Steven Soderbergh's film Kafka uses recurring themes to create a harrowing mystery. Alienation, Absurdism, and Anxiety are such prevalent themes that are found in both Kafka's novels and in Soderbergh's interpretation. The main character in the film is a fictional version of Franz Kafka (Jeremy Irons), also sharing the author's former job as an insurance agent as well as a writer. Throughout, Kafka is unraveling a growing conspiracy and is being pulled in two conflicting directions. Kafka can decide whether to pursue the truth about his friend's death or continue living his quiet life.
The death of his friend and his subsequent investigation becomes more than an unsolved murder to Kafka. He is actually pursuing the truth in the world he is living in. The truth, though very intriguing and new to Kafka, also poses its unique risks. Because of these risks, he must decide whether learning the truth is worth dying for. This conflict of finding out the grand plan behind his friend's death is met with an equal pull to drop all of it and continue living a quiet, if not isolated, life.
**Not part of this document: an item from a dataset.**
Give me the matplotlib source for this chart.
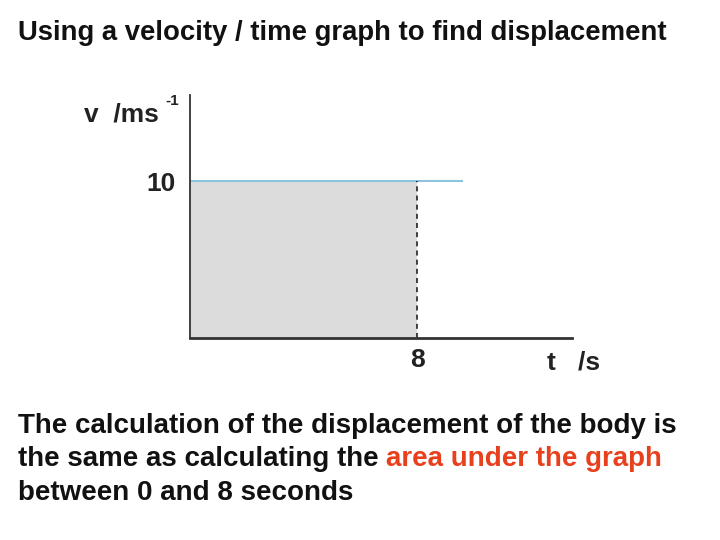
import matplotlib
matplotlib.use("Agg")
import matplotlib.pyplot as plt

t_vals = [0, 9.6]
v_vals = [10, 10]
area_t = [0, 8]
area_v = [10, 10]
x_ticks = [8]
y_ticks = [10]

plt.rcParams['font.family'] = ['Liberation Sans', 'DejaVu Sans']

fig = plt.figure(figsize=(7.2, 5.4), dpi=100)
ax = fig.add_axes([190/720, 1-338/540, (572-190)/720, (338-95)/540])
ax.set_xlim(0, 13.46)
ax.set_ylim(0, 15.5)

ax.fill_between(area_t, 0, area_v, color='#dcdcdc', lw=0)
ax.plot(t_vals, v_vals, color='#8ec3dd', lw=1.5)
ax.plot([area_t[1], area_t[1]], [0, area_v[1]], color='#222222', lw=1.2, ls=(0, (3, 2.5)))

for s in ['top', 'right']:
    ax.spines[s].set_visible(False)
ax.spines['left'].set_color('#333333')
ax.spines['bottom'].set_color('#333333')
ax.spines['left'].set_linewidth(1.3)
ax.spines['bottom'].set_linewidth(2.0)
ax.set_xticks(x_ticks)
ax.set_yticks(y_ticks)
ax.set_xticklabels([str(x) for x in x_ticks], fontsize=19, fontweight='bold', color='#222222')
ax.set_yticklabels([str(y) for y in y_ticks], fontsize=19, fontweight='bold', color='#222222')
ax.tick_params(length=0)
ax.tick_params(axis='y', pad=10)
ax.tick_params(axis='x', pad=7)

fig.text(84/720, 1-114/540, 'v  /ms', fontsize=19, fontweight='bold', color='#222222', va='center', ha='left')
fig.text(165/720, 1-101/540, '-1', fontsize=11, fontweight='bold', color='#222222', va='center', ha='left')
fig.text(547/720, 1-363/540, 't   /s', fontsize=19, fontweight='bold', color='#222222', va='center', ha='left')

fig.text(18/720, 1-33/540, 'Using a velocity / time graph to find displacement', fontsize=19.8, fontweight='bold', color='#111111', va='center', ha='left')

y0 = 426
fig.text(18/720, 1-y0/540, 'The calculation of the displacement of the body is', fontsize=20, fontweight='bold', color='#111111', va='center', ha='left')
t1 = fig.text(18/720, 1-(y0+33)/540, 'the same as calculating the ', fontsize=20, fontweight='bold', color='#111111', va='center', ha='left')
fig.canvas.draw()
bb = t1.get_window_extent()
fig.text(bb.x1/720, 1-(y0+33)/540, 'area under the graph', fontsize=20, fontweight='bold', color='#e8401c', va='center', ha='left')
fig.text(18/720, 1-(y0+67)/540, 'between 0 and 8 seconds', fontsize=20, fontweight='bold', color='#111111', va='center', ha='left')

fig.savefig('out.png', dpi=100)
The conflicting need to keep to himself is more to Kafka than just that. Kafka knows he must make sacrifices to uncover the murder and learn the truth. On the other hand, if he were to leave the conspiracy and intrigue alone, he would be willing to make himself ignorant to the dangers this hidden plot brings. So, by association, uncovering the death equals truth to Kafka and ignorance of the world around him means living a nice life.
This conflict continues on even after Kafka believes the worst is over. After seeing a colleague's death at the hands of the conspirators, Kafka chooses to act in ignorance by claiming she committed suicide when he well knows she was killed. Yet, Kafka later says, "Better to know the truth than to live in ignorance. I can no longer deny that I am part of the world around me." This situation that Kafka has gone through, along with his conflicting feelings on how to go about it, has left him with a bad cough. The world is breaking Kafka down, weakening him, and he now knows that the world is not so clear cut.
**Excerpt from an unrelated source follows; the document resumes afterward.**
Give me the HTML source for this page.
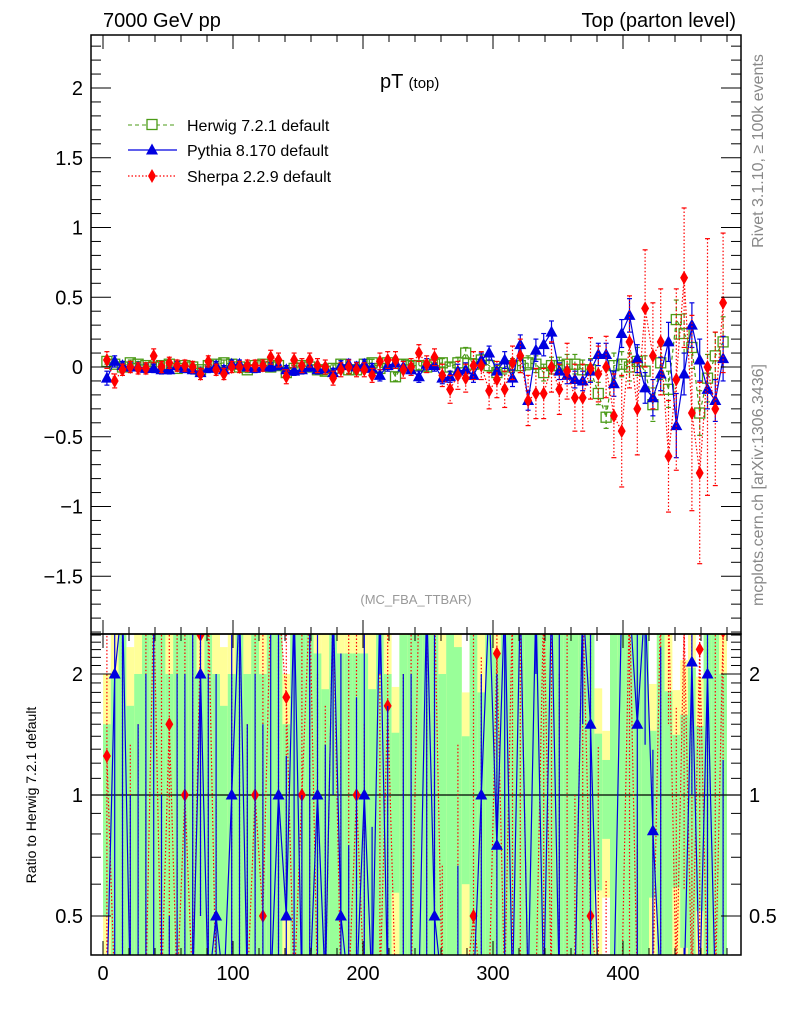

The film, being black and white the whole time, becomes color only for the scenes in the conspirator's castle. This is the point where Kafka learns the truth, that not everything is black and white. Once he escapes the castle however, his world becomes black and white again. Truth connects to color, the whole spectrum of everything, and for Kafka's world to be black and white once more means that the conflicting decisions are done, and he is choosing to accept ignorance.